Well, it's not new-age mumbo-jumbo...

I think it is problem solving. And you hit Dr. F's nail on the head here, I think:

Memorization of certain things in math is crucial. You have to understand "why", but once you understand, cetain things should just stick with you and you should be able to recall them right away, otherwise you will be lost in more complex problem solving.

It's learning the facts through use, not memorizing them to pass a test. I think you and Dr. F are on the same page, Ania.

Please keep in mind that you're getting his take through me, and remember that I'm still trying to understand it myself. As I mentioned, a big part of this post is my own groping to figure out what it means and how to use it. "Problem solving" is accurate, I think, but is too simple to mean much to me personally.

So why do you think doing calc--accessed through physics or history and at a level DS6 can understand--will lose him, Ania? You may be right, but I don't know why. Can you explain what's wrong with that take? Remember, it won't be calculus like it's traditionally taught. We're going out of the box here, big time!

As for teaching multiplication through a pendulum swinging, he was talking about square roots there, I think. Apparently (???) the slowing swing of a pendulum corresponds roughly to square roots, and graphing the swing can be used for working with sqares and square roots.

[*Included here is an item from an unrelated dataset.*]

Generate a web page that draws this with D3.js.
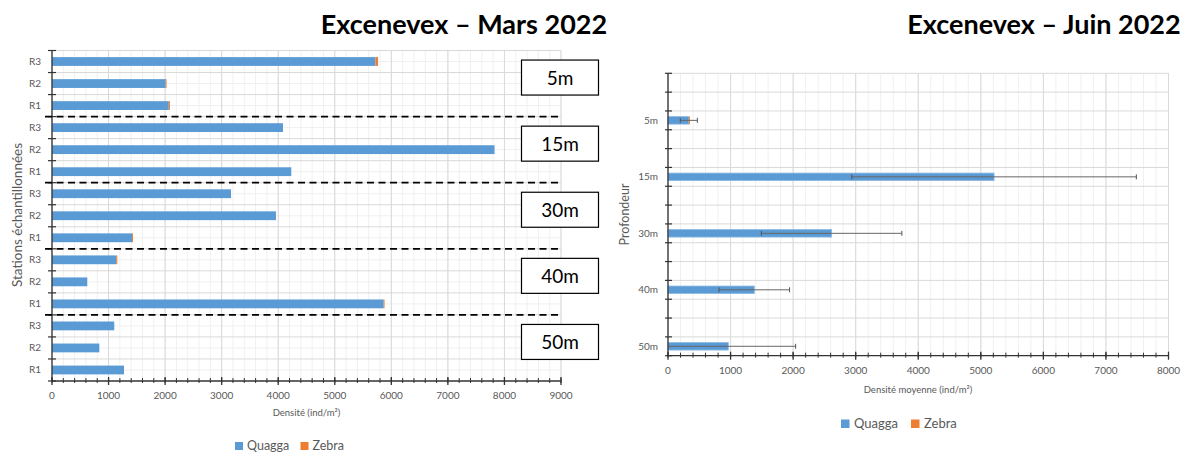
<!DOCTYPE html>
<html>
<head>
<meta charset="utf-8">
<script src="https://cdn.jsdelivr.net/npm/d3@7"></script>
<style>
    body { margin: 0; background: #fff; }
    text { font-family: Lato, "Open Sans", sans-serif; }
</style>
</head>
<body>
<svg id="chart" width="1184" height="452"></svg>
<script>
(function () {
    'use strict';

    // ---- data ----
    var depths = ["5m", "15m", "30m", "40m", "50m"];
    var stations = ["R1", "R2", "R3"];
    // Mars 2022, per depth, stations R1, R2, R3
    var quaggaMars = [[2065, 2010, 5720], [4231, 7825, 4084], [1415, 3960, 3165], [5865, 624, 1135], [1273, 837, 1101]];
    var zebraMars = [[20, 15, 45], [0, 0, 0], [17, 0, 0], [15, 0, 20], [0, 0, 0]];
    // Juin 2022, mean per depth
    var quaggaJuin = [333, 5212, 2615, 1379, 963];
    var zebraJuin = [18, 0, 0, 0, 0];
    var errJuin = [136, 2274, 1123, 564, 1077];
    var marsTicks = d3.range(0, 9001, 1000);
    var juinTicks = d3.range(0, 8001, 1000);
    var series = ["Quagga", "Zebra"];
    var colors = { Quagga: "#5B9BD5", Zebra: "#ED7D31" };

    var svg = d3.select("#chart");

    // ================= left chart: Mars =================
    var rowsMars = [];
    depths.forEach(function (d, i) {
        [2, 1, 0].forEach(function (s) {
            rowsMars.push({ depth: i, station: stations[s], q: quaggaMars[i][s], z: zebraMars[i][s] });
        });
    });
    var x1 = d3.scaleLinear().domain([0, 9000]).range([52, 561]);
    var y1 = d3.scaleBand().domain(d3.range(rowsMars.length)).range([50.5, 381]).padding(0);
    var bw1 = y1.bandwidth();
    var g1 = svg.append("g");

    // minor grid
    g1.selectAll(".vminor").data(d3.range(0, 9001, 200)).enter().append("line")
        .attr("x1", function (d) { return x1(d); }).attr("x2", function (d) { return x1(d); })
        .attr("y1", 50.5).attr("y2", 381)
        .style("stroke", "#F0F0F0").style("stroke-width", 1);
    g1.selectAll(".hminor").data(d3.range(rowsMars.length)).enter().append("line")
        .attr("x1", 52).attr("x2", 561)
        .attr("y1", function (d) { return y1(d) + bw1 / 2; }).attr("y2", function (d) { return y1(d) + bw1 / 2; })
        .style("stroke", "#F0F0F0").style("stroke-width", 1);
    // major grid
    g1.selectAll(".vmajor").data(marsTicks).enter().append("line")
        .attr("x1", function (d) { return x1(d); }).attr("x2", function (d) { return x1(d); })
        .attr("y1", 50.5).attr("y2", 381)
        .style("stroke", "#D9D9D9").style("stroke-width", 1);
    g1.selectAll(".hmajor").data(d3.range(rowsMars.length)).enter().append("line")
        .attr("x1", 52).attr("x2", 561)
        .attr("y1", function (d) { return y1(d); }).attr("y2", function (d) { return y1(d); })
        .style("stroke", "#D9D9D9").style("stroke-width", 1);

    // bars
    g1.selectAll(".barQ").data(rowsMars).enter().append("rect")
        .attr("x", x1(0))
        .attr("y", function (d, i) { return y1(i) + bw1 * 0.3; })
        .attr("width", function (d) { return x1(d.q) - x1(0); })
        .attr("height", bw1 * 0.4)
        .style("fill", colors.Quagga);
    g1.selectAll(".barZ").data(rowsMars).enter().append("rect")
        .attr("x", function (d) { return x1(d.q); })
        .attr("y", function (d, i) { return y1(i) + bw1 * 0.3; })
        .attr("width", function (d) { return x1(d.q + d.z) - x1(d.q); })
        .attr("height", bw1 * 0.4)
        .style("fill", colors.Zebra);

    // axes
    g1.append("line").attr("x1", 52).attr("x2", 52).attr("y1", 50.5).attr("y2", 381)
        .style("stroke", "#333").style("stroke-width", 1.3);
    g1.append("line").attr("x1", 52).attr("x2", 561).attr("y1", 381).attr("y2", 381)
        .style("stroke", "#333").style("stroke-width", 1.3);
    g1.selectAll(".ytick").data(d3.range(rowsMars.length + 1)).enter().append("line")
        .attr("x1", 48).attr("x2", 56)
        .attr("y1", function (d) { return 50.5 + d * bw1; }).attr("y2", function (d) { return 50.5 + d * bw1; })
        .style("stroke", "#333").style("stroke-width", 1.2);
    g1.selectAll(".xminortick").data(d3.range(0, 9001, 200)).enter().append("line")
        .attr("x1", function (d) { return x1(d); }).attr("x2", function (d) { return x1(d); })
        .attr("y1", 378).attr("y2", 383)
        .style("stroke", "#333").style("stroke-width", 1);
    g1.selectAll(".xtick").data(marsTicks).enter().append("line")
        .attr("x1", function (d) { return x1(d); }).attr("x2", function (d) { return x1(d); })
        .attr("y1", 377).attr("y2", 385)
        .style("stroke", "#333").style("stroke-width", 1.3);
    g1.selectAll(".xlabel").data(marsTicks).enter().append("text")
        .attr("x", function (d) { return x1(d); }).attr("y", 399)
        .attr("text-anchor", "middle")
        .style("font-size", "10px").style("fill", "#595959")
        .text(function (d) { return d; });
    g1.selectAll(".ylabel").data(rowsMars).enter().append("text")
        .attr("x", 41).attr("y", function (d, i) { return y1(i) + bw1 / 2 + 3.5; })
        .attr("text-anchor", "end")
        .style("font-size", "10px").style("fill", "#595959")
        .text(function (d) { return d.station; });

    // dashed separators between depths
    g1.selectAll(".sep").data(d3.range(1, depths.length)).enter().append("line")
        .attr("x1", 45).attr("x2", 561)
        .attr("y1", function (d) { return y1(d * 3); }).attr("y2", function (d) { return y1(d * 3); })
        .style("stroke", "#000").style("stroke-width", 1.8).style("stroke-dasharray", "7,4.5");

    // depth boxes
    var boxes = g1.selectAll(".box").data(depths).enter().append("g")
        .attr("transform", function (d, i) { return "translate(561," + (y1(i * 3) + bw1 * 1.5 - 6) + ")"; });
    boxes.append("rect").attr("x", -39.5).attr("y", -17.5).attr("width", 77).attr("height", 35)
        .style("fill", "#fff").style("stroke", "#000").style("stroke-width", 1.2);
    boxes.append("text").attr("x", -1).attr("y", 7)
        .attr("text-anchor", "middle").style("font-size", "19px").style("fill", "#000")
        .text(function (d) { return d; });

    // titles
    svg.append("text").attr("x", 464).attr("y", 34).attr("text-anchor", "middle")
        .style("font-size", "27px").style("font-weight", "bold").text("Excenevex – Mars 2022");
    svg.append("text").attr("transform", "translate(22,215) rotate(-90)").attr("text-anchor", "middle")
        .style("font-size", "13.5px").style("fill", "#595959").text("Stations échantillonnées");
    svg.append("text").attr("x", 306.5).attr("y", 416).attr("text-anchor", "middle")
        .style("font-size", "9.5px").style("fill", "#595959").text("Densité (ind/m²)");

    // legend
    var leg1 = svg.selectAll(".leg1").data(series).enter().append("g")
        .attr("transform", function (d, i) { return "translate(" + (235 + i * 65.5) + ",442)"; });
    leg1.append("rect").attr("width", 8).attr("height", 8).style("fill", function (d) { return colors[d]; });
    leg1.append("text").attr("x", 12).attr("y", 8).style("font-size", "12.5px").style("fill", "#595959")
        .text(function (d) { return d; });

    // ================= right chart: Juin =================
    var nRows2 = depths.length * 3;
    var x2 = d3.scaleLinear().domain([0, 8000]).range([668, 1168.5]);
    var y2 = d3.scaleBand().domain(d3.range(nRows2)).range([73.3, 355.7]).padding(0);
    var bw2 = y2.bandwidth();
    var g2 = svg.append("g");
    var juin = depths.map(function (d, i) {
        return { depth: d, row: i * 3 + 2, q: quaggaJuin[i], z: zebraJuin[i], e: errJuin[i] };
    });

    g2.selectAll(".vminor").data(d3.range(0, 8001, 200)).enter().append("line")
        .attr("x1", function (d) { return x2(d); }).attr("x2", function (d) { return x2(d); })
        .attr("y1", 73.3).attr("y2", 355.7)
        .style("stroke", "#F0F0F0").style("stroke-width", 1);
    g2.selectAll(".vmajor").data(juinTicks).enter().append("line")
        .attr("x1", function (d) { return x2(d); }).attr("x2", function (d) { return x2(d); })
        .attr("y1", 73.3).attr("y2", 355.7)
        .style("stroke", "#D9D9D9").style("stroke-width", 1);
    g2.selectAll(".hmajor").data(d3.range(nRows2)).enter().append("line")
        .attr("x1", 668).attr("x2", 1168.5)
        .attr("y1", function (d) { return y2(d); }).attr("y2", function (d) { return y2(d); })
        .style("stroke", "#D9D9D9").style("stroke-width", 1);

    g2.selectAll(".barQ").data(juin).enter().append("rect")
        .attr("x", x2(0))
        .attr("y", function (d) { return y2(d.row) + bw2 * 0.3; })
        .attr("width", function (d) { return x2(d.q) - x2(0); })
        .attr("height", bw2 * 0.4)
        .style("fill", colors.Quagga).style("stroke", "#8DB9E2").style("stroke-width", 0.8);
    g2.selectAll(".barZ").data(juin).enter().append("rect")
        .attr("x", function (d) { return x2(d.q); })
        .attr("y", function (d) { return y2(d.row) + bw2 * 0.3; })
        .attr("width", function (d) { return x2(d.q + d.z) - x2(d.q); })
        .attr("height", bw2 * 0.4)
        .style("fill", colors.Zebra);

    // error bars
    var eb = g2.selectAll(".err").data(juin).enter().append("g");
    eb.append("line")
        .attr("x1", function (d) { return x2(Math.max(0, d.q - d.e)); })
        .attr("x2", function (d) { return x2(d.q + d.e); })
        .attr("y1", function (d) { return y2(d.row) + bw2 / 2; })
        .attr("y2", function (d) { return y2(d.row) + bw2 / 2; })
        .style("stroke", "#666").style("stroke-width", 1);
    eb.selectAll(".cap").data(function (d) {
        var c = [d.q + d.e];
        if (d.q - d.e >= 0) c.push(d.q - d.e);
        return c.map(function (v) { return { v: v, row: d.row }; });
    }).enter().append("line")
        .attr("x1", function (c) { return x2(c.v); }).attr("x2", function (c) { return x2(c.v); })
        .attr("y1", function (c) { return y2(c.row) + bw2 / 2 - 2.5; })
        .attr("y2", function (c) { return y2(c.row) + bw2 / 2 + 2.5; })
        .style("stroke", "#555").style("stroke-width", 1);

    g2.append("line").attr("x1", 668).attr("x2", 668).attr("y1", 73.3).attr("y2", 355.7)
        .style("stroke", "#333").style("stroke-width", 1.3);
    g2.append("line").attr("x1", 668).attr("x2", 1168.5).attr("y1", 355.7).attr("y2", 355.7)
        .style("stroke", "#333").style("stroke-width", 1.3);
    g2.selectAll(".ytick").data(d3.range(nRows2 + 1)).enter().append("line")
        .attr("x1", 665).attr("x2", 672)
        .attr("y1", function (d) { return 73.3 + d * bw2; }).attr("y2", function (d) { return 73.3 + d * bw2; })
        .style("stroke", "#333").style("stroke-width", 1.2);
    g2.selectAll(".xminortick").data(d3.range(0, 8001, 200)).enter().append("line")
        .attr("x1", function (d) { return x2(d); }).attr("x2", function (d) { return x2(d); })
        .attr("y1", 352.7).attr("y2", 357.7)
        .style("stroke", "#333").style("stroke-width", 1);
    g2.selectAll(".xtick").data(juinTicks).enter().append("line")
        .attr("x1", function (d) { return x2(d); }).attr("x2", function (d) { return x2(d); })
        .attr("y1", 351.7).attr("y2", 359.7)
        .style("stroke", "#333").style("stroke-width", 1.3);
    g2.selectAll(".xlabel").data(juinTicks).enter().append("text")
        .attr("x", function (d) { return x2(d); }).attr("y", 373.5)
        .attr("text-anchor", "middle")
        .style("font-size", "10px").style("fill", "#595959")
        .text(function (d) { return d; });
    g2.selectAll(".ylabel").data(juin).enter().append("text")
        .attr("x", 658).attr("y", function (d) { return y2(d.row) + bw2 / 2 + 3.5; })
        .attr("text-anchor", "end")
        .style("font-size", "10px").style("fill", "#595959")
        .text(function (d) { return d.depth; });

    svg.append("text").attr("x", 1044).attr("y", 34).attr("text-anchor", "middle")
        .style("font-size", "27px").style("font-weight", "bold").text("Excenevex – Juin 2022");
    svg.append("text").attr("transform", "translate(629,214.5) rotate(-90)").attr("text-anchor", "middle")
        .style("font-size", "12.5px").style("fill", "#595959").text("Profondeur");
    svg.append("text").attr("x", 918).attr("y", 393).attr("text-anchor", "middle")
        .style("font-size", "9.5px").style("fill", "#595959").text("Densité moyenne (ind/m²)");

    var leg2 = svg.selectAll(".leg2").data(series).enter().append("g")
        .attr("transform", function (d, i) { return "translate(" + (841 + i * 70) + ",419.5)"; });
    leg2.append("rect").attr("width", 8.5).attr("height", 8.5).style("fill", function (d) { return colors[d]; });
    leg2.append("text").attr("x", 13).attr("y", 8.5).style("font-size", "13px").style("fill", "#595959")
        .text(function (d) { return d; });
}());
</script>
</body>
</html>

If I may...This was one slide of over 100, and it wasn't a presentation designed to teach me how to teach, and I am NOT a math expert, so I KNOW I don't understand completely yet. I FREELY admit that these nuts and bolts things need to be WAAAAAAAY clearer if I'm going to implement this teaching strategy. At this VERY early stage, though, I'd prefer to focus on the big picture, since I know I have LOTS of legwork and planning to do before I get to the practicalities of "How do you teach about a swinging pendulum?"

I AM very glad that I have a good 4 months to figure it out! I think I'm going to need it!